(承前)
瓢箪から駒が出たというか、嘘から出た真というべきか、そうなったらもう弾みがついてどうにもとまらない。「ぜひとも夏にクリスマスをやろうじゃないか」とばかりにトントン拍子に事は進んだとおぼしい。いつの間か「第一回サマークリスマス」を催す手筈が整ってしまった。
これに拍車をかけたのが「パック・イン・ミュージック」第二部の放送打ち切りという藪から棒の通告である。七月末の「林パック」でいきなりそう知らされた。われわれリスナーには全くもって青天の霹靂だった。
われわれにはついぞ知らされていなかったのだが、TBSでは午前三時から五時までの時間帯に番組スポンサーがつかないのを問題視する意見がずっと燻っていたらしい。そもそも若者向けと称してDJが趣味に走り、公共の電波を私物化するのは好ましからず、「林パック」にはとりわけその傾向が顕著だ、と放送局の上層部が考えても不思議ではない。映画といえば日本映画、それも日活ニューアクションやロマンポルノばかり称楊し、誰も知らない緑魔子や能登道子や石川セリや荒井由実の歌を毎週のようにかけまくっている。おまけに小中陽太郎や小田実のような連中をゲストに招いて好き放題しゃべらせている。これではスポンサーがつく筈がない…。
とまあ、ここで局の意向をわざわざ代弁せずともいいのだが、結局のところ火曜から土曜まで「林パック」を含めた「パック第二部」すべてが八月末日をもって終了し、深夜タクシーや長距離トラックの運転手向けの歌謡曲番組に取って代わられることと相成った。
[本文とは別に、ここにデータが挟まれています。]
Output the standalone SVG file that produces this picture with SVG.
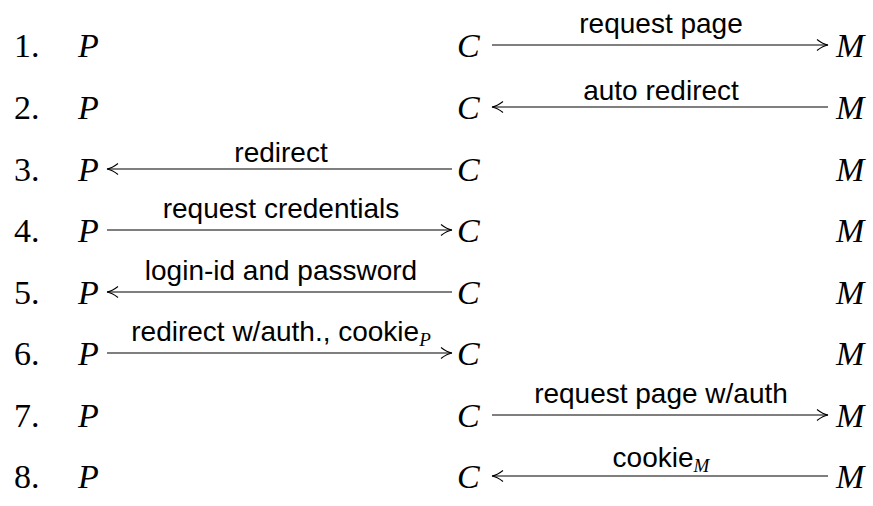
<svg xmlns="http://www.w3.org/2000/svg" width="873" height="506" viewBox="0 0 873 506">
  <style>
    .num { font-family: "Liberation Serif", "DejaVu Serif", serif; font-size: 34px; fill: #000; }
    .var { font-family: "Liberation Serif", "DejaVu Serif", serif; font-style: italic; font-size: 34px; fill: #000; }
    .lbl { font-family: "Liberation Sans", Arial, sans-serif; font-size: 28px; fill: #000; text-anchor: middle; }
    .sub { font-family: "Liberation Serif", serif; font-style: italic; font-size: 19px; }
    .arr { stroke: #000; stroke-width: 1.1; fill: none; marker-end: url(#head); }
  </style>
  <defs>
    <!-- open, curved arrow tip -->
    <marker id="head" markerUnits="userSpaceOnUse" markerWidth="16" markerHeight="16" viewBox="-13 -8 16 16" refX="0" refY="0" orient="auto">
      <path d="M -11 -5.5 Q -5 -0.8 0 0 Q -5 0.8 -11 5.5" stroke="#000" stroke-width="1.1" fill="none"/>
    </marker>
  </defs>

  <!-- step numbers -->
  <g id="steps" class="num">
    <text x="14" y="57">1.</text>
    <text x="14" y="119">2.</text>
    <text x="14" y="181">3.</text>
    <text x="14" y="242">4.</text>
    <text x="14" y="304">5.</text>
    <text x="14" y="365">6.</text>
    <text x="14" y="427">7.</text>
    <text x="14" y="488">8.</text>
  </g>

  <!-- party P -->
  <g id="node-P" class="var">
    <text x="78" y="57">P</text>
    <text x="78" y="119">P</text>
    <text x="78" y="181">P</text>
    <text x="78" y="242">P</text>
    <text x="78" y="304">P</text>
    <text x="78" y="365">P</text>
    <text x="78" y="427">P</text>
    <text x="78" y="488">P</text>
  </g>

  <!-- party C -->
  <g id="node-C" class="var">
    <text x="457" y="57">C</text>
    <text x="457" y="119">C</text>
    <text x="457" y="181">C</text>
    <text x="457" y="242">C</text>
    <text x="457" y="304">C</text>
    <text x="457" y="365">C</text>
    <text x="457" y="427">C</text>
    <text x="457" y="488">C</text>
  </g>

  <!-- party M -->
  <g id="node-M" class="var">
    <text x="836" y="57">M</text>
    <text x="836" y="119">M</text>
    <text x="836" y="181">M</text>
    <text x="836" y="242">M</text>
    <text x="836" y="304">M</text>
    <text x="836" y="365">M</text>
    <text x="836" y="427">M</text>
    <text x="836" y="488">M</text>
  </g>

  <!-- message arrows with their labels -->
  <g id="connectors">
    <line class="arr" x1="492" y1="45" x2="828" y2="45"/>
    <text class="lbl" x="661" y="33">request page</text>

    <line class="arr" x1="828" y1="107" x2="492" y2="107"/>
    <text class="lbl" x="661" y="100">auto redirect</text>

    <line class="arr" x1="452" y1="169" x2="107" y2="169"/>
    <text class="lbl" x="281" y="162">redirect</text>

    <line class="arr" x1="107" y1="230" x2="452" y2="230"/>
    <text class="lbl" x="281" y="218">request credentials</text>

    <line class="arr" x1="452" y1="292" x2="107" y2="292"/>
    <text class="lbl" x="281" y="280">login-id and password</text>

    <line class="arr" x1="107" y1="353" x2="452" y2="353"/>
    <text class="lbl" x="281" y="341">redirect w/auth., cookie<tspan class="sub" dy="5">P</tspan></text>

    <line class="arr" x1="492" y1="415" x2="828" y2="415"/>
    <text class="lbl" x="661" y="403">request page w/auth</text>

    <line class="arr" x1="828" y1="476" x2="492" y2="476"/>
    <text class="lbl" x="661" y="467">cookie<tspan class="sub" dy="5">M</tspan></text>
  </g>
</svg>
自動車メーカーが早々とスポンサーに名乗りを上げた。
四年間手塩にかけて育てた番組の突然の打ち切りに、林さんはそれこそ手足を捥がれるような痛みと挫折感を覚えたはずだが、その一方で「サマークリスマス」熱をいっそう掻きたてられたように思う。これが最初で最後だ。どうせやるなら、やりたいようにやらせてもらおう。三十一歳の誕生日をリスナーの皆に祝ってもらおうぢゃないか。それはもうヤケッパチに近い気分だったのではないか。
開催場所になぜ代々木公園が選ばれたか、その理由は今となってはわからない。とにかく当日そこにこぞって参集する。ゆかりのゲストたちにも声をかける。
で、公園で何をするのかといえば、何もやらない。せいぜい「手つなぎ鬼」か「水雷艦長」か、他愛のない遊びでもすればいい。「第一回サマークリスマス」、あるいは「みんなで代々木公園に集まって何もしない会」にぜひご参加を、と番組で呼びかける林さんの声が、三十五年後の今も耳の底で谺している。